→ **WORKING DATA**:

━━━

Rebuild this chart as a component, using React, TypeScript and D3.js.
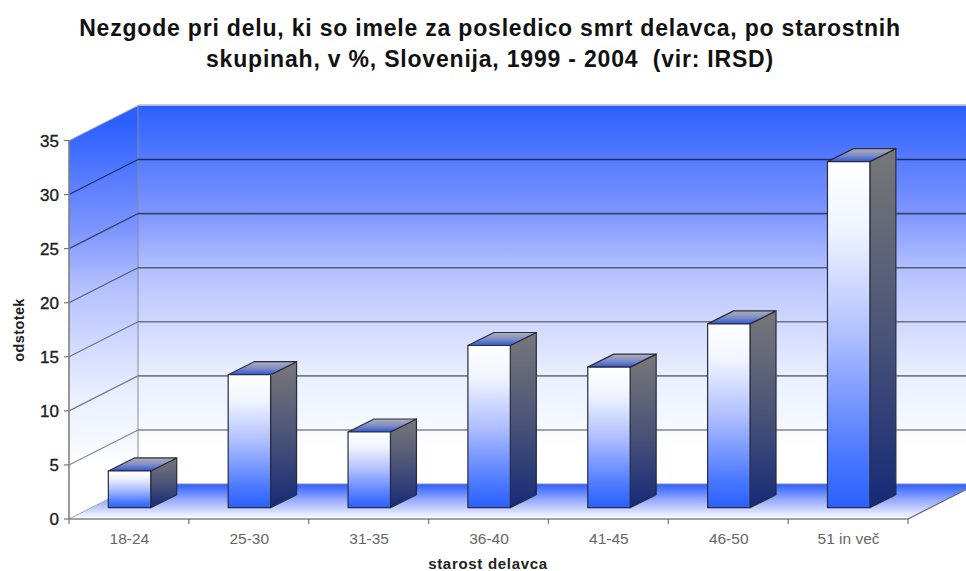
import React from "react";
import * as d3 from "d3";

const title = [
  "Nezgode pri delu, ki so imele za posledico smrt delavca, po starostnih",
  "skupinah, v %, Slovenija, 1999 - 2004  (vir: IRSD)",
];
const categories = ["18-24", "25-30", "31-35", "36-40", "41-45", "46-50", "51 in več"];
const values = [3.4, 12.3, 7, 15, 13, 17, 32];
const yTicks = [0, 5, 10, 15, 20, 25, 30, 35];

const W = 966;
const H = 571;
const frontLeft = 69;
const frontRight = 908;
const frontBottom = 519;
const frontTop = 140.5;
const depthX = 69;
const depthY = -35;
const barDepthX = 26;
const barDepthY = -13;
const barFloorLift = 11.3;
const barWidth = 42.4;

const y = d3.scaleLinear().domain([0, 35]).range([frontBottom, frontTop]);
const x = d3.scaleBand<string>().domain(categories).range([frontLeft, frontRight]);
const edges = [...categories.map((c) => x(c) as number), frontRight];
const poly = (pts: [number, number][]) => pts.map((p) => p.join(",")).join(" ");

// Blue-to-white fade shared by the back and side walls
const wallStops: [number, string][] = [
  [0, "#2b60ff"],
  [0.32, "#7f96ff"],
  [0.48, "#b3c0ff"],
  [0.64, "#d0d8ff"],
  [0.8, "#e9f0ff"],
  [0.95, "#f6f9ff"],
  [1, "#ffffff"],
];
const gridColor = d3.scaleLinear<string>().domain([5, 15, 30]).range(["#858585", "#6f7280", "#1f2c60"]);

export default function App() {
  const wallBottom = frontBottom + depthY;
  const wallTop = frontTop + depthY;
  const backLeft = frontLeft + depthX;
  const backRight = frontRight + depthX;
  const yBar = (v: number) => y(v) - barFloorLift;
  const barBase = yBar(0);

  return (
    <svg
      width={W}
      height={H}
      viewBox={`0 0 ${W} ${H}`}
      style={{ position: "fixed", left: 0, top: 0, display: "block", background: "#fff" }}
      fontFamily="'Liberation Sans', Arial, sans-serif"
    >
      <defs>
        <linearGradient id="wallFill" gradientUnits="userSpaceOnUse" x1="0" x2="0" y1={wallTop} y2={445}>
          {wallStops.map(([o, c]) => (
            <stop key={o} offset={o} stopColor={c} />
          ))}
        </linearGradient>
        <linearGradient id="sideFill" gradientUnits="userSpaceOnUse" x1="0" x2="0" y1={wallTop + 17} y2={465}>
          {wallStops.map(([o, c]) => (
            <stop key={o} offset={o} stopColor={c} />
          ))}
        </linearGradient>
        <linearGradient id="floorFill" gradientUnits="userSpaceOnUse" x1="0" x2="0" y1={wallBottom} y2={frontBottom}>
          <stop offset="0" stopColor="#2b60ff" />
          <stop offset="0.45" stopColor="#94a8ff" />
          <stop offset="1" stopColor="#ffffff" />
        </linearGradient>
        <linearGradient id="frontFill" x1="0" x2="0" y1="0" y2="1">
          <stop offset="0" stopColor="#ffffff" />
          <stop offset="0.2" stopColor="#eff4ff" />
          <stop offset="0.5" stopColor="#b0bfff" />
          <stop offset="0.85" stopColor="#4a78ff" />
          <stop offset="1" stopColor="#2b60ff" />
        </linearGradient>
        <linearGradient id="sideBarFill" x1="0" x2="0" y1="0" y2="1">
          <stop offset="0" stopColor="#787878" />
          <stop offset="0.5" stopColor="#4c5578" />
          <stop offset="1" stopColor="#152a78" />
        </linearGradient>
        <linearGradient id="topFill" x1="0" x2="0" y1="1" y2="0">
          <stop offset="0" stopColor="#2b55d8" />
          <stop offset="0.45" stopColor="#7a8ac8" />
          <stop offset="1" stopColor="#b0b0b4" />
        </linearGradient>
      </defs>

      {title.map((t, i) => (
        <text
          key={i}
          x={490}
          y={36 + i * 30.7}
          textAnchor="middle"
          fontSize={23}
          letterSpacing={0.8}
          fontWeight="bold"
          fill="#111"
          style={{ whiteSpace: "pre" }}
        >
          {t}
        </text>
      ))}

      {/* chart walls and floor */}
      <rect x={backLeft} y={wallTop} width={W - backLeft} height={wallBottom - wallTop} fill="url(#wallFill)" />
      <polygon
        points={poly([
          [frontLeft, frontTop],
          [backLeft, wallTop],
          [backLeft, wallBottom],
          [frontLeft, frontBottom],
        ])}
        fill="url(#sideFill)"
      />
      <polygon
        points={poly([
          [frontLeft, frontBottom],
          [backLeft, wallBottom],
          [backRight, wallBottom],
          [frontRight, frontBottom],
        ])}
        fill="url(#floorFill)"
      />
      <line x1={backLeft} x2={W} y1={wallTop - 0.5} y2={wallTop - 0.5} stroke="#b8bcc8" strokeWidth={1.5} />
      <line x1={backLeft} x2={backLeft} y1={wallTop} y2={wallBottom} stroke="#8a8a98" strokeWidth={1} />
      <line x1={backLeft} x2={W} y1={wallBottom} y2={wallBottom} stroke="#8a8a98" strokeWidth={1} />
      <line x1={frontLeft} x2={backLeft} y1={frontTop} y2={wallTop} stroke="#b8bcc8" strokeWidth={1} />
      <line x1={frontLeft} x2={backLeft} y1={frontBottom} y2={wallBottom} stroke="#a8a8a8" strokeWidth={1} />
      <line x1={frontRight} x2={backRight} y1={frontBottom} y2={wallBottom} stroke="#666" strokeWidth={1.2} />

      {/* gridlines */}
      {yTicks
        .filter((t) => t > 0 && t < 35)
        .map((t) => (
          <g key={t} stroke={gridColor(t)}>
            <line x1={frontLeft} y1={y(t)} x2={backLeft} y2={y(t) + depthY} strokeWidth={1.2} />
            <line x1={backLeft} y1={y(t) + depthY} x2={W} y2={y(t) + depthY} strokeWidth={1.6} />
          </g>
        ))}

      {/* value axis */}
      <line x1={frontLeft} x2={frontLeft} y1={frontTop} y2={frontBottom} stroke="#808080" strokeWidth={1.6} />
      {yTicks.map((t) => (
        <g key={t}>
          <line x1={frontLeft - 5} x2={frontLeft} y1={y(t)} y2={y(t)} stroke="#777" strokeWidth={1.2} />
          <text x={59} y={y(t) + 6} textAnchor="end" fontSize={17} fill="#222" stroke="#222" strokeWidth={0.35}>
            {t}
          </text>
        </g>
      ))}

      {/* category axis */}
      <line x1={frontLeft} x2={frontRight} y1={frontBottom} y2={frontBottom} stroke="#808080" strokeWidth={1.6} />
      {edges.map((e) => (
        <line key={e} x1={e} x2={e} y1={frontBottom} y2={frontBottom + 5} stroke="#777" strokeWidth={1.2} />
      ))}
      {categories.map((c) => (
        <text key={c} x={(x(c) as number) + x.bandwidth() / 2 + 0.5} y={544} textAnchor="middle" fontSize={15.5} fill="#666">
          {c}
        </text>
      ))}

      {/* bars */}
      {values.map((v, i) => {
        const cx = (x(categories[i]) as number) + x.bandwidth() / 2 + 0.6;
        const l = cx - barWidth / 2;
        const r = cx + barWidth / 2;
        const t = yBar(v);
        return (
          <g key={categories[i]} stroke="#2a2d3c" strokeWidth={1.2} strokeLinejoin="round">
            <polygon
              points={poly([
                [r, t],
                [r + barDepthX, t + barDepthY],
                [r + barDepthX, barBase + barDepthY],
                [r, barBase],
              ])}
              fill="url(#sideBarFill)"
            />
            <polygon
              points={poly([
                [l, t],
                [l + barDepthX, t + barDepthY],
                [r + barDepthX, t + barDepthY],
                [r, t],
              ])}
              fill="url(#topFill)"
            />
            <rect x={l} y={t} width={barWidth} height={barBase - t} fill="url(#frontFill)" />
          </g>
        );
      })}

      <text
        x={0}
        y={0}
        transform="translate(24,330) rotate(-90)"
        textAnchor="middle"
        fontSize={14.5}
        letterSpacing={0.4}
        fontWeight="bold"
        fill="#222"
      >
        odstotek
      </text>
      <text x={488} y={568.5} textAnchor="middle" fontSize={15} letterSpacing={0.7} fontWeight="bold" fill="#222">
        starost delavca
      </text>
    </svg>
  );
}
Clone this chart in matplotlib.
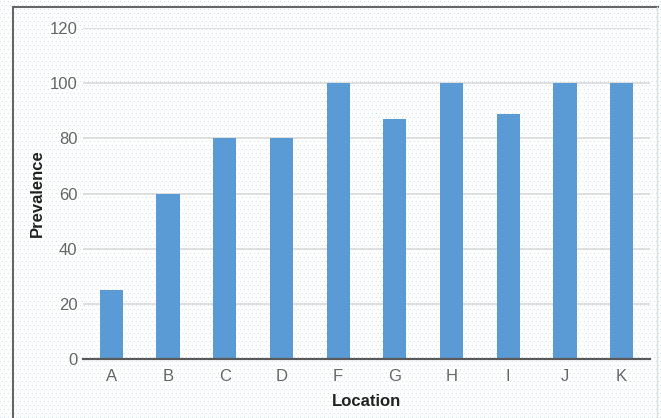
import numpy as np
import matplotlib
matplotlib.use("Agg")
import matplotlib.pyplot as plt
from matplotlib.lines import Line2D

locations = ["A", "B", "C", "D", "F", "G", "H", "I", "J", "K"]
prevalence = [25, 60, 80, 80, 100, 87, 100, 89, 100, 100]
yticks = [0, 20, 40, 60, 80, 100, 120]

plt.rcParams["font.family"] = ["Liberation Sans", "DejaVu Sans"]

W, H = 661, 418
fig = plt.figure(figsize=(W / 100, H / 100), dpi=100)

# faint dotted background texture
bg = np.ones((H, W, 3))
dot = np.array([0.80, 0.89, 0.97])
for yy in range(1, H, 4):
    off = 0 if (yy // 4) % 2 == 0 else 2
    bg[yy, off::4] = dot
im = fig.figimage(bg, xo=0, yo=0, origin="upper")
im.set_zorder(-1)

ax = fig.add_axes([83 / W, 59 / H, 567 / W, 331 / H])
ax.set_facecolor("none")

x = np.arange(len(locations))
ax.bar(x, prevalence, width=0.41, color="#5B9BD5", zorder=3)

ax.set_xlim(-0.5, len(locations) - 0.5)
ax.set_ylim(0, 120)
ax.set_yticks(yticks)
ax.set_xticks(x)
ax.set_xticklabels(locations)

for s in ["top", "right", "left"]:
    ax.spines[s].set_visible(False)
ax.spines["bottom"].set_color("#595959")
ax.spines["bottom"].set_linewidth(1.6)
ax.spines["bottom"].set_zorder(4)

ax.yaxis.grid(True, color="#d9d9d9", linewidth=1.2, zorder=1)
ax.set_axisbelow(True)
ax.tick_params(axis="both", length=0, labelsize=12, labelcolor="#666666")
ax.tick_params(axis="y", pad=4)
ax.tick_params(axis="x", pad=7)

ax.set_ylabel("Prevalence", fontsize=12, fontweight="bold", color="#222222")
ax.set_xlabel("Location", fontsize=12, fontweight="bold", color="#222222")
ax.yaxis.set_label_coords(-0.068, 0.5)
ax.xaxis.set_label_coords(0.5, -0.105)

# outer frame
fig.add_artist(Line2D([13.5 / W, 13.5 / W], [0, 1 - 6.5 / H], color="#666666", lw=1.5, transform=fig.transFigure))
fig.add_artist(Line2D([13.5 / W, 657.5 / W], [1 - 6.5 / H, 1 - 6.5 / H], color="#666666", lw=1.5, transform=fig.transFigure))
fig.add_artist(Line2D([656.5 / W, 656.5 / W], [0, 1 - 6.5 / H], color="#dddddd", lw=1, transform=fig.transFigure))

fig.savefig("out.png", dpi=100)
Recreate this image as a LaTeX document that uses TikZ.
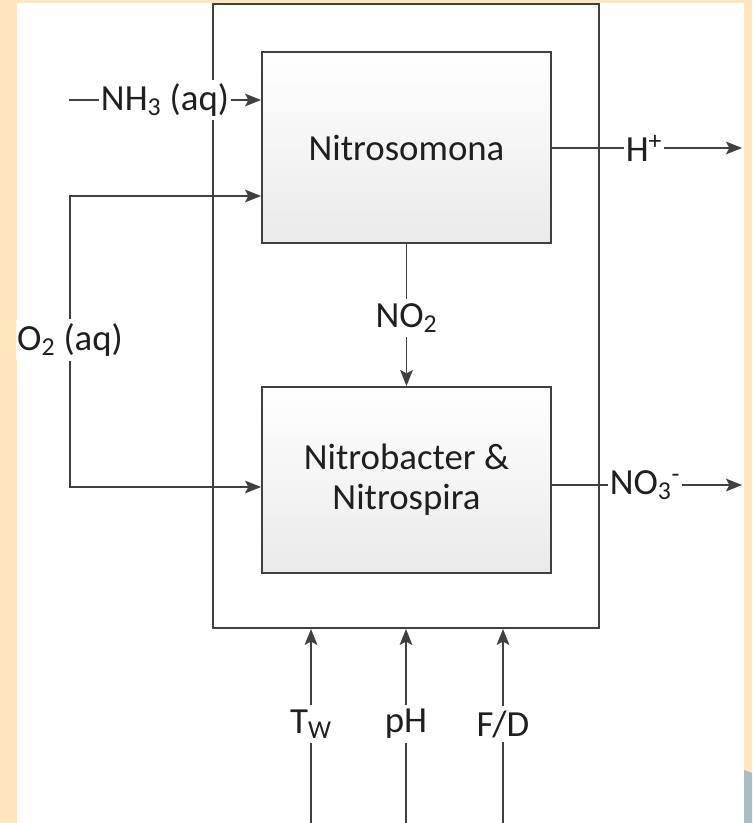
\documentclass[tikz,border=0pt]{standalone}
\usepackage{fontspec}
\setmainfont{Carlito}
\usepackage{tikz}
\usetikzlibrary{positioning,arrows.meta}
\definecolor{PageCream}{HTML}{FFE6BC}
\definecolor{PageBlue}{HTML}{A7BFC3}
\definecolor{DiagLine}{HTML}{404040}
\definecolor{DiagText}{HTML}{1F1F1F}
\definecolor{BoxShade}{HTML}{EAEAEA}

\begin{document}
\begin{tikzpicture}[x=0.75pt,y=-0.75pt,
  font=\fontsize{27.6}{30}\selectfont,text=DiagText,
  unit/.style={draw=DiagLine,line width=1.4pt,top color=white,bottom color=BoxShade,
    align=center,minimum width=216.75pt},
  lab/.style={fill=white,inner xsep=1pt,inner ysep=3pt},
  wire/.style={draw=DiagLine,line width=1.2pt},
  flow/.style={wire,-{Stealth[length=12pt,width=9.5pt,inset=2.5pt]}}]
  \useasboundingbox (0,0) rectangle (752,823);
  \fill[PageCream] (0,0) rectangle (752,823);
  \fill[white] (17,3) rectangle (744,823);
  \fill[PageBlue] (744,770) -- (752,773) -- (752,823) -- (744,823) -- cycle;

  \node[draw=DiagLine,line width=1.4pt,minimum width=289.5pt,minimum height=468pt]
    (reactor) at (406,316) {};
  \node[unit,minimum height=143.25pt] (nitroso) at (406.5,147.5) {Nitrosomona};
  \node[unit,minimum height=139.5pt] (nitrob) at (406.5,480)
    {Nitrobacter \&\\Nitrospira};

  \node[lab] (nh3) at (165,100) {NH\textsubscript{3} (aq)};
  \node[lab] (o2) at (70,340) {O\textsubscript{2} (aq)};
  \node[lab] (no2) at (406.5,318) {NO\textsubscript{2}};
  \node[lab] (hplus) at (644,148) {H\textsuperscript{+}};
  \node[lab] (no3) at (645,485) {NO\textsubscript{3}\textsuperscript{-}};
  \node[lab] (tw) at (311,724) {T\textsubscript{W}};
  \node[lab] (ph) at (406,724) {pH};
  \node[lab] (fd) at (503,724) {F/D};

  \coordinate (nh3in) at (69,100);
  \coordinate (o2up) at (70,196);
  \coordinate (o2down) at (70,487);
  \coordinate (hout) at (742,148);
  \coordinate (no3out) at (742,485);
  \coordinate (twin) at (311,823);
  \coordinate (phin) at (406,823);
  \coordinate (fdin) at (503,823);

  \draw[wire] (nh3in) -- (nh3);
  \draw[flow] (nh3) -- (nh3 -| nitroso.west);
  \draw[flow] (o2) -- (o2up) -- (o2up -| nitroso.west);
  \draw[flow] (o2) -- (o2down) -- (o2down -| nitrob.west);
  \draw[wire] (nitroso) -- (no2);
  \draw[flow] (no2) -- (nitrob);
  \draw[wire] (nitroso.east |- hplus) -- (hplus);
  \draw[flow] (hplus) -- (hout);
  \draw[wire] (nitrob.east |- no3) -- (no3);
  \draw[flow] (no3) -- (no3out);
  \draw[wire] (twin) -- (tw);
  \draw[flow] (tw) -- (tw |- reactor.south);
  \draw[wire] (phin) -- (ph);
  \draw[flow] (ph) -- (ph |- reactor.south);
  \draw[wire] (fdin) -- (fd);
  \draw[flow] (fd) -- (fd |- reactor.south);
\end{tikzpicture}
\end{document}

━━━

Select all lines with the word "this" from the entries above.

→ **RESULT OF THE TASK**:
Rebuild this chart as a component, using React, TypeScript and D3.js.
Clone this chart in matplotlib.
Recreate this image as a LaTeX document that uses TikZ.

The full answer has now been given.